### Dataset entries
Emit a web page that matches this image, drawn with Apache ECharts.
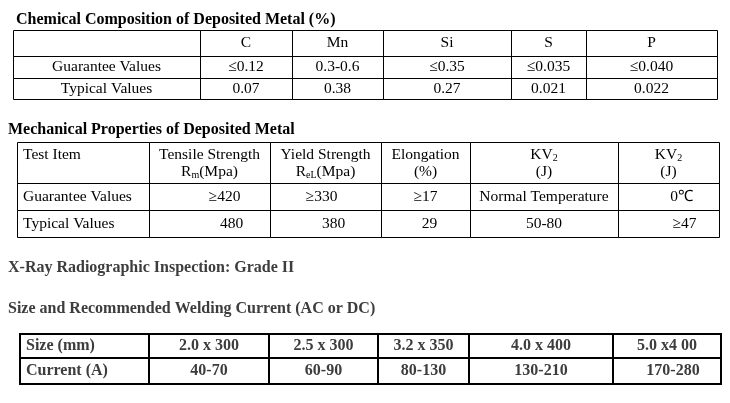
<!DOCTYPE html>
<html><head><meta charset="utf-8">
<script src="https://cdn.jsdelivr.net/npm/echarts@6/dist/echarts.min.js"></script>
<style>html,body{margin:0;padding:0;background:#fff}#c{width:730px;height:403px}</style>
</head><body><div id="c"></div>
<script>
// ---------------- Data ----------------
const chemTitle = 'Chemical Composition of Deposited Metal (%)';
const chemElements = ['C', 'Mn', 'Si', 'S', 'P'];
const chemRowLabels = ['Guarantee Values', 'Typical Values'];
const chemGuarantee = ['≤0.12', '0.3-0.6', '≤0.35', '≤0.035', '≤0.040'];
const chemTypical = ['0.07', '0.38', '0.27', '0.021', '0.022'];

const mechTitle = 'Mechanical Properties of Deposited Metal';
const mechHeaders = ['Test Item', 'Tensile Strength\nR{sub|m}(Mpa)', 'Yield Strength\nR{sub|eL}(Mpa)', 'Elongation\n(%)', 'KV{sub|2}\n(J)', 'KV{sub|2}\n(J)'];
const mechRowLabels = ['Guarantee Values', 'Typical Values'];
const mechGuarantee = ['≥420', '≥330', '≥17', 'Normal Temperature', '0℃'];
const mechTypical = ['480', '380', '29', '50-80', '≥47'];

const xrayText = 'X-Ray Radiographic Inspection: Grade II';
const sizeTitle = 'Size and Recommended Welding Current (AC or DC)';
const sizeRowLabels = ['Size (mm)', 'Current (A)'];
const sizes = ['2.0 x 300', '2.5 x 300', '3.2 x 350', '4.0 x 400', '5.0 x4 00'];
const currents = ['40-70', '60-90', '80-130', '130-210', '170-280'];

// ---------------- Layout (positions / styles) ----------------
const SERIF = "'Liberation Serif', 'Times New Roman', serif";
const BLACK = '#000000';
const GRAY = '#3d3d3d';
const chemLayout = { cols: [13, 200, 292, 383, 511, 586, 717], rows: [30, 56, 78, 99], lw: 1 };
const mechLayout = { cols: [17, 149, 270, 381, 470, 618, 719], rows: [142, 183, 210, 237], lw: 1 };
const sizeLayout = { cols: [20, 149, 269, 378, 469, 613, 721], rows: [334, 358, 384], lw: 2 };
const mechGuarShift = [15, -4, 0, 0, 13];
const mechTypShift = [22, 8, 4, 0, 16];
const currentShift = [0, 0, 0, 0, 6];
const titles = [
  { text: chemTitle, x: 16, y: 20, color: BLACK },
  { text: mechTitle, x: 8, y: 130, color: BLACK },
  { text: xrayText, x: 8, y: 268, color: GRAY },
  { text: sizeTitle, x: 8, y: 309, color: GRAY }
];

// ---------------- Build cells ----------------
function cell(c, r, text, opt) { return Object.assign({ c, r, text, align: 'center', shift: 0, size: 15.5, weight: 'normal', color: BLACK }, opt || {}); }

const chemCells = [];
chemCells.push(cell(0, 0, ''));
chemElements.forEach((t, i) => chemCells.push(cell(i + 1, 0, t)));
[chemGuarantee, chemTypical].forEach((row, r) => {
  chemCells.push(cell(0, r + 1, chemRowLabels[r]));
  row.forEach((t, i) => chemCells.push(cell(i + 1, r + 1, t)));
});

const mechCells = [];
mechHeaders.forEach((t, i) => mechCells.push(cell(i, 0, t, { align: i === 0 ? 'left' : 'center', top: 4 })));
[mechGuarantee, mechTypical].forEach((row, r) => {
  mechCells.push(cell(0, r + 1, mechRowLabels[r], { align: 'left' }));
  const sh = r === 0 ? mechGuarShift : mechTypShift;
  row.forEach((t, i) => mechCells.push(cell(i + 1, r + 1, t, { shift: sh[i] })));
});

const sizeCells = [];
[sizes, currents].forEach((row, r) => {
  const o = { size: 16, weight: 'bold', color: GRAY };
  sizeCells.push(cell(0, r, sizeRowLabels[r], Object.assign({ align: 'left' }, o)));
  row.forEach((t, i) => sizeCells.push(cell(i + 1, r, t, Object.assign({ shift: r === 1 ? currentShift[i] : 0 }, o))));
});

function tableSeries(layout, cells) {
  return {
    type: 'custom',
    coordinateSystem: 'cartesian2d',
    silent: true,
    data: cells.map(d => [layout.cols[d.c], layout.rows[d.r]]),
    renderItem: function (params, api) {
      const d = cells[params.dataIndex];
      const p0 = api.coord([layout.cols[d.c], layout.rows[d.r]]);
      const p1 = api.coord([layout.cols[d.c + 1], layout.rows[d.r + 1]]);
      const off = layout.lw % 2 ? 0.5 : 0;
      const x0 = Math.round(p0[0]), y0 = Math.round(p0[1]);
      const x1 = Math.round(p1[0]), y1 = Math.round(p1[1]);
      let tx;
      if (d.align === 'left') tx = x0 + 6; else tx = (x0 + x1) / 2 + d.shift;
      const font = { fontSize: d.size, fontFamily: SERIF, fontWeight: d.weight };
      const style = Object.assign({
        text: d.text, x: tx, y: d.top != null ? y0 + d.top : (y0 + y1) / 2,
        align: d.align, verticalAlign: d.top != null ? 'top' : 'middle',
        fill: d.color, lineHeight: 17,
        rich: { sub: { fontSize: 10, fontFamily: SERIF, fill: d.color, verticalAlign: 'bottom', lineHeight: 10 } }
      }, font);
      return {
        type: 'group',
        children: [
          { type: 'rect', shape: { x: x0 + off, y: y0 + off, width: x1 - x0, height: y1 - y0 }, style: { fill: 'none', stroke: '#000', lineWidth: layout.lw } },
          { type: 'text', style: style }
        ]
      };
    }
  };
}

const titleSeries = {
  type: 'custom',
  coordinateSystem: 'cartesian2d',
  silent: true,
  data: titles.map(t => [t.x, t.y]),
  renderItem: function (params, api) {
    const t = titles[params.dataIndex];
    const p = api.coord([t.x, t.y]);
    return { type: 'text', style: { text: t.text, x: p[0], y: p[1], align: 'left', verticalAlign: 'middle', fill: t.color, fontSize: 16, fontWeight: 'bold', fontFamily: SERIF } };
  }
};

const chart = echarts.init(document.getElementById('c'), null, { renderer: 'canvas' });
chart.setOption({
  animation: false,
  backgroundColor: '#ffffff',
  grid: { left: 0, right: 0, top: 0, bottom: 0 },
  xAxis: { type: 'value', min: 0, max: 730, show: false },
  yAxis: { type: 'value', min: 0, max: 403, inverse: true, show: false },
  series: [tableSeries(chemLayout, chemCells), tableSeries(mechLayout, mechCells), tableSeries(sizeLayout, sizeCells), titleSeries]
});
</script>
</body></html>
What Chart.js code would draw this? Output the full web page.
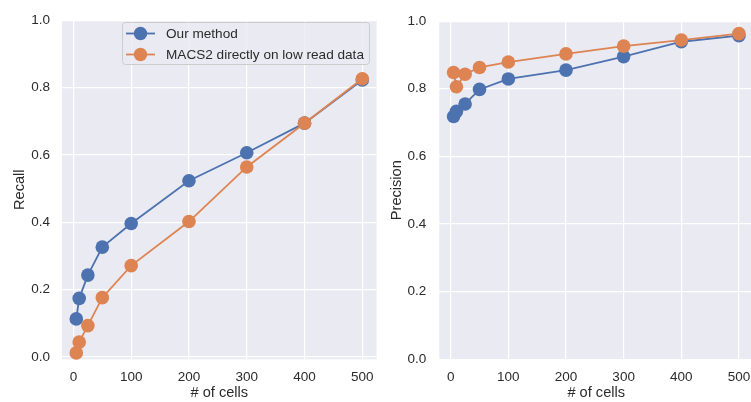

### Short task
Quote the material word for word, dropping any images it holds.

### Solution for this exercise
Emit a web page that matches this image, drawn with Apache ECharts.
<!DOCTYPE html>
<html><head><meta charset="utf-8">
<script src="https://cdn.jsdelivr.net/npm/echarts@6/dist/echarts.min.js"></script>
<style>html,body{margin:0;padding:0;background:#fff}#c{width:730px;height:403px}</style>
</head><body><div id="c"></div>
<script>
// ---------------- Data ----------------
const chemTitle = 'Chemical Composition of Deposited Metal (%)';
const chemElements = ['C', 'Mn', 'Si', 'S', 'P'];
const chemRowLabels = ['Guarantee Values', 'Typical Values'];
const chemGuarantee = ['≤0.12', '0.3-0.6', '≤0.35', '≤0.035', '≤0.040'];
const chemTypical = ['0.07', '0.38', '0.27', '0.021', '0.022'];

const mechTitle = 'Mechanical Properties of Deposited Metal';
const mechHeaders = ['Test Item', 'Tensile Strength\nR{sub|m}(Mpa)', 'Yield Strength\nR{sub|eL}(Mpa)', 'Elongation\n(%)', 'KV{sub|2}\n(J)', 'KV{sub|2}\n(J)'];
const mechRowLabels = ['Guarantee Values', 'Typical Values'];
const mechGuarantee = ['≥420', '≥330', '≥17', 'Normal Temperature', '0℃'];
const mechTypical = ['480', '380', '29', '50-80', '≥47'];

const xrayText = 'X-Ray Radiographic Inspection: Grade II';
const sizeTitle = 'Size and Recommended Welding Current (AC or DC)';
const sizeRowLabels = ['Size (mm)', 'Current (A)'];
const sizes = ['2.0 x 300', '2.5 x 300', '3.2 x 350', '4.0 x 400', '5.0 x4 00'];
const currents = ['40-70', '60-90', '80-130', '130-210', '170-280'];

// ---------------- Layout (positions / styles) ----------------
const SERIF = "'Liberation Serif', 'Times New Roman', serif";
const BLACK = '#000000';
const GRAY = '#3d3d3d';
const chemLayout = { cols: [13, 200, 292, 383, 511, 586, 717], rows: [30, 56, 78, 99], lw: 1 };
const mechLayout = { cols: [17, 149, 270, 381, 470, 618, 719], rows: [142, 183, 210, 237], lw: 1 };
const sizeLayout = { cols: [20, 149, 269, 378, 469, 613, 721], rows: [334, 358, 384], lw: 2 };
const mechGuarShift = [15, -4, 0, 0, 13];
const mechTypShift = [22, 8, 4, 0, 16];
const currentShift = [0, 0, 0, 0, 6];
const titles = [
  { text: chemTitle, x: 16, y: 20, color: BLACK },
  { text: mechTitle, x: 8, y: 130, color: BLACK },
  { text: xrayText, x: 8, y: 268, color: GRAY },
  { text: sizeTitle, x: 8, y: 309, color: GRAY }
];

// ---------------- Build cells ----------------
function cell(c, r, text, opt) { return Object.assign({ c, r, text, align: 'center', shift: 0, size: 15.5, weight: 'normal', color: BLACK }, opt || {}); }

const chemCells = [];
chemCells.push(cell(0, 0, ''));
chemElements.forEach((t, i) => chemCells.push(cell(i + 1, 0, t)));
[chemGuarantee, chemTypical].forEach((row, r) => {
  chemCells.push(cell(0, r + 1, chemRowLabels[r]));
  row.forEach((t, i) => chemCells.push(cell(i + 1, r + 1, t)));
});

const mechCells = [];
mechHeaders.forEach((t, i) => mechCells.push(cell(i, 0, t, { align: i === 0 ? 'left' : 'center', top: 4 })));
[mechGuarantee, mechTypical].forEach((row, r) => {
  mechCells.push(cell(0, r + 1, mechRowLabels[r], { align: 'left' }));
  const sh = r === 0 ? mechGuarShift : mechTypShift;
  row.forEach((t, i) => mechCells.push(cell(i + 1, r + 1, t, { shift: sh[i] })));
});

const sizeCells = [];
[sizes, currents].forEach((row, r) => {
  const o = { size: 16, weight: 'bold', color: GRAY };
  sizeCells.push(cell(0, r, sizeRowLabels[r], Object.assign({ align: 'left' }, o)));
  row.forEach((t, i) => sizeCells.push(cell(i + 1, r, t, Object.assign({ shift: r === 1 ? currentShift[i] : 0 }, o))));
});

function tableSeries(layout, cells) {
  return {
    type: 'custom',
    coordinateSystem: 'cartesian2d',
    silent: true,
    data: cells.map(d => [layout.cols[d.c], layout.rows[d.r]]),
    renderItem: function (params, api) {
      const d = cells[params.dataIndex];
      const p0 = api.coord([layout.cols[d.c], layout.rows[d.r]]);
      const p1 = api.coord([layout.cols[d.c + 1], layout.rows[d.r + 1]]);
      const off = layout.lw % 2 ? 0.5 : 0;
      const x0 = Math.round(p0[0]), y0 = Math.round(p0[1]);
      const x1 = Math.round(p1[0]), y1 = Math.round(p1[1]);
      let tx;
      if (d.align === 'left') tx = x0 + 6; else tx = (x0 + x1) / 2 + d.shift;
      const font = { fontSize: d.size, fontFamily: SERIF, fontWeight: d.weight };
      const style = Object.assign({
        text: d.text, x: tx, y: d.top != null ? y0 + d.top : (y0 + y1) / 2,
        align: d.align, verticalAlign: d.top != null ? 'top' : 'middle',
        fill: d.color, lineHeight: 17,
        rich: { sub: { fontSize: 10, fontFamily: SERIF, fill: d.color, verticalAlign: 'bottom', lineHeight: 10 } }
      }, font);
      return {
        type: 'group',
        children: [
          { type: 'rect', shape: { x: x0 + off, y: y0 + off, width: x1 - x0, height: y1 - y0 }, style: { fill: 'none', stroke: '#000', lineWidth: layout.lw } },
          { type: 'text', style: style }
        ]
      };
    }
  };
}

const titleSeries = {
  type: 'custom',
  coordinateSystem: 'cartesian2d',
  silent: true,
  data: titles.map(t => [t.x, t.y]),
  renderItem: function (params, api) {
    const t = titles[params.dataIndex];
    const p = api.coord([t.x, t.y]);
    return { type: 'text', style: { text: t.text, x: p[0], y: p[1], align: 'left', verticalAlign: 'middle', fill: t.color, fontSize: 16, fontWeight: 'bold', fontFamily: SERIF } };
  }
};

const chart = echarts.init(document.getElementById('c'), null, { renderer: 'canvas' });
chart.setOption({
  animation: false,
  backgroundColor: '#ffffff',
  grid: { left: 0, right: 0, top: 0, bottom: 0 },
  xAxis: { type: 'value', min: 0, max: 730, show: false },
  yAxis: { type: 'value', min: 0, max: 403, inverse: true, show: false },
  series: [tableSeries(chemLayout, chemCells), tableSeries(mechLayout, mechCells), tableSeries(sizeLayout, sizeCells), titleSeries]
});
</script>
</body></html>
What Chart.js code would draw this? Output the full web page.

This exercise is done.